◆ YOUR GOAL
Starting with the first line of the listing, quote each line exactly until and including the one with "10.52, 10.99, 11.45];", leaving pictures out.
:: AVAILABLE DATA
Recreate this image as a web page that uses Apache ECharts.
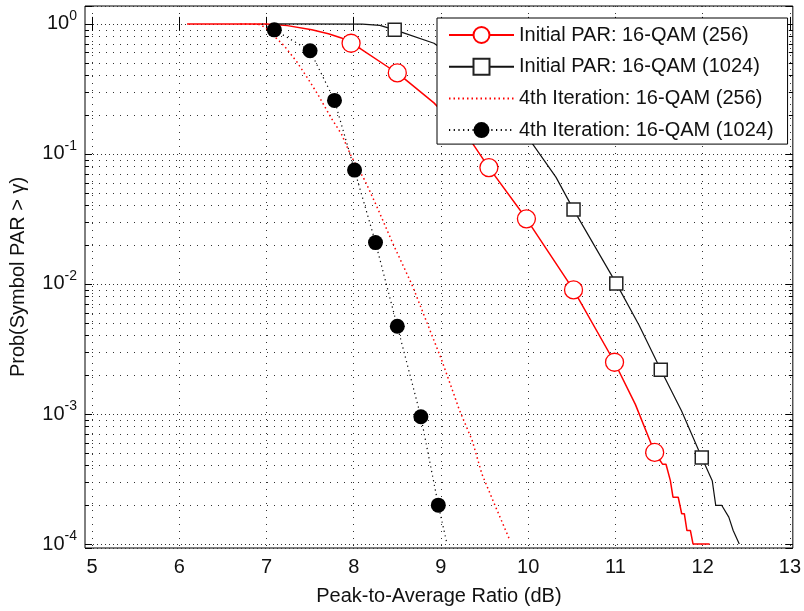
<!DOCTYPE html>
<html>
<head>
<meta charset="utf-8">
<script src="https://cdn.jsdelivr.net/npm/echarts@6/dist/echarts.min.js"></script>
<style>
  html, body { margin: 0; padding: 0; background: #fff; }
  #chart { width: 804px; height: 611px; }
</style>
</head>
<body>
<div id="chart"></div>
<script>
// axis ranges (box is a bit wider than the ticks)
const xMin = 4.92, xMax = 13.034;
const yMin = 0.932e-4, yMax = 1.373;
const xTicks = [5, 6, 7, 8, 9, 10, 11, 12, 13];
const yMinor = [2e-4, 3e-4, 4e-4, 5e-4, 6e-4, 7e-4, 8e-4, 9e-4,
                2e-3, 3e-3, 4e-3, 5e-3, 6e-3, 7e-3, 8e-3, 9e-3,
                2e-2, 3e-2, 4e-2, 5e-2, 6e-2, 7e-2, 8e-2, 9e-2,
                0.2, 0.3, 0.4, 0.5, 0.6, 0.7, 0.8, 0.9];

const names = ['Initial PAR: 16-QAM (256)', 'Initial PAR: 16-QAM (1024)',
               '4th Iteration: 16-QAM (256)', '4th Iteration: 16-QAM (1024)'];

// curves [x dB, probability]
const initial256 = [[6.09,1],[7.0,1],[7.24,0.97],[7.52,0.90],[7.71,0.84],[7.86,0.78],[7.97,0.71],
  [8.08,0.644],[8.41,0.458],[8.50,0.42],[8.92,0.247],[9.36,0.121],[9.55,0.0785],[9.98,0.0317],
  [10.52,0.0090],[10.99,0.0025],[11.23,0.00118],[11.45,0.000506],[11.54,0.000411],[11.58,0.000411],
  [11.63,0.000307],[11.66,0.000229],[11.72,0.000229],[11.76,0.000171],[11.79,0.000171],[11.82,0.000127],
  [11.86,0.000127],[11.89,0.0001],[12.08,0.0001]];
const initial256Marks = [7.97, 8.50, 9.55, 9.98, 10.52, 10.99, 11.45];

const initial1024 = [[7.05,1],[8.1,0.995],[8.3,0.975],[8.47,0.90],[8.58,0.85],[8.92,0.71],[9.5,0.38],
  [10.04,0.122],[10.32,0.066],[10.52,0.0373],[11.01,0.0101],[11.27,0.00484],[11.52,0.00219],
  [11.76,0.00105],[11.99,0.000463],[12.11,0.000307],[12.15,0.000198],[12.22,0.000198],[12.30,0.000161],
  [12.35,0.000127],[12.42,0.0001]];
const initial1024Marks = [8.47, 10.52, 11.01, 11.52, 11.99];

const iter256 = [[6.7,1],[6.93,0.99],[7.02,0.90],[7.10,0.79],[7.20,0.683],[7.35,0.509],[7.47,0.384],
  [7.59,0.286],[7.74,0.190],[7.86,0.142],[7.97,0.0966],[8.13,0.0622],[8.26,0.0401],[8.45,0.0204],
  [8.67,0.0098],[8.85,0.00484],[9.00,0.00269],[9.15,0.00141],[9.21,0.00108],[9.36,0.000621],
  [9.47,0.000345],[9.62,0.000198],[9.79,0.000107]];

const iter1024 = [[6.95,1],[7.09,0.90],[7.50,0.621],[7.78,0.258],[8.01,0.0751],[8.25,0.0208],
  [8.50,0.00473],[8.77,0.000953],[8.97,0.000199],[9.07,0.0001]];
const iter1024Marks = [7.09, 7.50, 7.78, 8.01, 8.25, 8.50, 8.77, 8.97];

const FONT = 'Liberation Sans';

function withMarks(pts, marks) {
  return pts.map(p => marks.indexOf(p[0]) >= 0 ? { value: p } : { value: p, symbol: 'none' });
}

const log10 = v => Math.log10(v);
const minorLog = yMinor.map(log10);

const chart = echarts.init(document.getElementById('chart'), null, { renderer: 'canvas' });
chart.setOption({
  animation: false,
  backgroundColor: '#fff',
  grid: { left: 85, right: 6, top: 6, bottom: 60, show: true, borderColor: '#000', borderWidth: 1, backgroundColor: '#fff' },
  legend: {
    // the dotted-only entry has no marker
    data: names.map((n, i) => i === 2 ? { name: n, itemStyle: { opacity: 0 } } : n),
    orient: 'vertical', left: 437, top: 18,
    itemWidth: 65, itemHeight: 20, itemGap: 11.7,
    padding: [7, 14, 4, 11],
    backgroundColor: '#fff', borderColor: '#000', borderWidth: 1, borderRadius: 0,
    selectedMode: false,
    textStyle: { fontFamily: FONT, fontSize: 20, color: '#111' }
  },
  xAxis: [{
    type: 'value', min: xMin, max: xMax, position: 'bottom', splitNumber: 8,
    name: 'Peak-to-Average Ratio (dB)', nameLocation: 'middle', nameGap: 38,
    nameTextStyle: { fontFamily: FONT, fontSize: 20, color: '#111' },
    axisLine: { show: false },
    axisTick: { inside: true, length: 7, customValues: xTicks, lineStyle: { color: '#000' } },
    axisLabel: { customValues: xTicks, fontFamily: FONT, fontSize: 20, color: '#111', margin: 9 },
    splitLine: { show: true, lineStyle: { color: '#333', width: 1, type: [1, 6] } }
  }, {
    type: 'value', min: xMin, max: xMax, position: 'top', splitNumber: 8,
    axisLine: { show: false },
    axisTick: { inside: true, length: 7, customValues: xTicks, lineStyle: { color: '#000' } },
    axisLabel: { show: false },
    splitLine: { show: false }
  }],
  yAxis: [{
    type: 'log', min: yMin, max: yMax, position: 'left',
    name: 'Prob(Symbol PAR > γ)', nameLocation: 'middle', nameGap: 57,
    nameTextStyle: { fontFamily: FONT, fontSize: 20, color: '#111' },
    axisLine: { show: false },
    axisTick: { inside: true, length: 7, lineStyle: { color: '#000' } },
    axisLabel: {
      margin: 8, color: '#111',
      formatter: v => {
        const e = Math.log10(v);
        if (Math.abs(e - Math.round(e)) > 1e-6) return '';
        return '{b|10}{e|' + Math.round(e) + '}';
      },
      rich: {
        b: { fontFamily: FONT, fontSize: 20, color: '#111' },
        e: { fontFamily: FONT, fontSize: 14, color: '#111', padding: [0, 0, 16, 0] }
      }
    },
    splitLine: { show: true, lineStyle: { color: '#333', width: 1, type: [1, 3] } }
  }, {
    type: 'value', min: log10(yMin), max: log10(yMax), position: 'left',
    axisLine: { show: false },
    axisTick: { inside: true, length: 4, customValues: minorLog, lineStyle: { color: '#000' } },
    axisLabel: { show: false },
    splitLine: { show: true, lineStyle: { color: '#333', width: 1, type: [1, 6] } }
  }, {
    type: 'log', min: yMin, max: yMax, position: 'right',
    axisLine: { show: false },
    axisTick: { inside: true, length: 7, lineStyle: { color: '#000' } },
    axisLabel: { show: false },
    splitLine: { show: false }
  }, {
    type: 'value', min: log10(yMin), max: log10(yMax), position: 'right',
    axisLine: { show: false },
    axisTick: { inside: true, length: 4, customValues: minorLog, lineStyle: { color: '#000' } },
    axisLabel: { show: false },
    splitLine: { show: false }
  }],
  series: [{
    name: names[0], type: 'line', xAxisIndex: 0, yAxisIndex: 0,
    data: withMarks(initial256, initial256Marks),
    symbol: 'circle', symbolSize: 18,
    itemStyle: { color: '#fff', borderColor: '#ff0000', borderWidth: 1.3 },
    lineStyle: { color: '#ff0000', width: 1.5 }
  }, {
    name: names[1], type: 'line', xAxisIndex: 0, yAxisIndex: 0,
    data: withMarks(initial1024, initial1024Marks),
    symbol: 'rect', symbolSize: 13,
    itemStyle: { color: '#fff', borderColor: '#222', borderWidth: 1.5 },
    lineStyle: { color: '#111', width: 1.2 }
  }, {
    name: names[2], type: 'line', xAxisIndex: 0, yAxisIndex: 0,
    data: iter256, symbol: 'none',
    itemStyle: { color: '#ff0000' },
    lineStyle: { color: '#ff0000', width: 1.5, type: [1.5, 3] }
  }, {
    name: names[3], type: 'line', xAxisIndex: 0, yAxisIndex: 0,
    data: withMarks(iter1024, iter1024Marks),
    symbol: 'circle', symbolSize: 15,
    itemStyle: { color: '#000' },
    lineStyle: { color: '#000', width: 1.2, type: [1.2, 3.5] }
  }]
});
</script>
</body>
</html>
::::
◆ RESULT
Recreate this image as a web page that uses Apache ECharts.
<!DOCTYPE html>
<html>
<head>
<meta charset="utf-8">
<script src="https://cdn.jsdelivr.net/npm/echarts@6/dist/echarts.min.js"></script>
<style>
  html, body { margin: 0; padding: 0; background: #fff; }
  #chart { width: 804px; height: 611px; }
</style>
</head>
<body>
<div id="chart"></div>
<script>
// axis ranges (box is a bit wider than the ticks)
const xMin = 4.92, xMax = 13.034;
const yMin = 0.932e-4, yMax = 1.373;
const xTicks = [5, 6, 7, 8, 9, 10, 11, 12, 13];
const yMinor = [2e-4, 3e-4, 4e-4, 5e-4, 6e-4, 7e-4, 8e-4, 9e-4,
                2e-3, 3e-3, 4e-3, 5e-3, 6e-3, 7e-3, 8e-3, 9e-3,
                2e-2, 3e-2, 4e-2, 5e-2, 6e-2, 7e-2, 8e-2, 9e-2,
                0.2, 0.3, 0.4, 0.5, 0.6, 0.7, 0.8, 0.9];

const names = ['Initial PAR: 16-QAM (256)', 'Initial PAR: 16-QAM (1024)',
               '4th Iteration: 16-QAM (256)', '4th Iteration: 16-QAM (1024)'];

// curves [x dB, probability]
const initial256 = [[6.09,1],[7.0,1],[7.24,0.97],[7.52,0.90],[7.71,0.84],[7.86,0.78],[7.97,0.71],
  [8.08,0.644],[8.41,0.458],[8.50,0.42],[8.92,0.247],[9.36,0.121],[9.55,0.0785],[9.98,0.0317],
  [10.52,0.0090],[10.99,0.0025],[11.23,0.00118],[11.45,0.000506],[11.54,0.000411],[11.58,0.000411],
  [11.63,0.000307],[11.66,0.000229],[11.72,0.000229],[11.76,0.000171],[11.79,0.000171],[11.82,0.000127],
  [11.86,0.000127],[11.89,0.0001],[12.08,0.0001]];
const initial256Marks = [7.97, 8.50, 9.55, 9.98, 10.52, 10.99, 11.45];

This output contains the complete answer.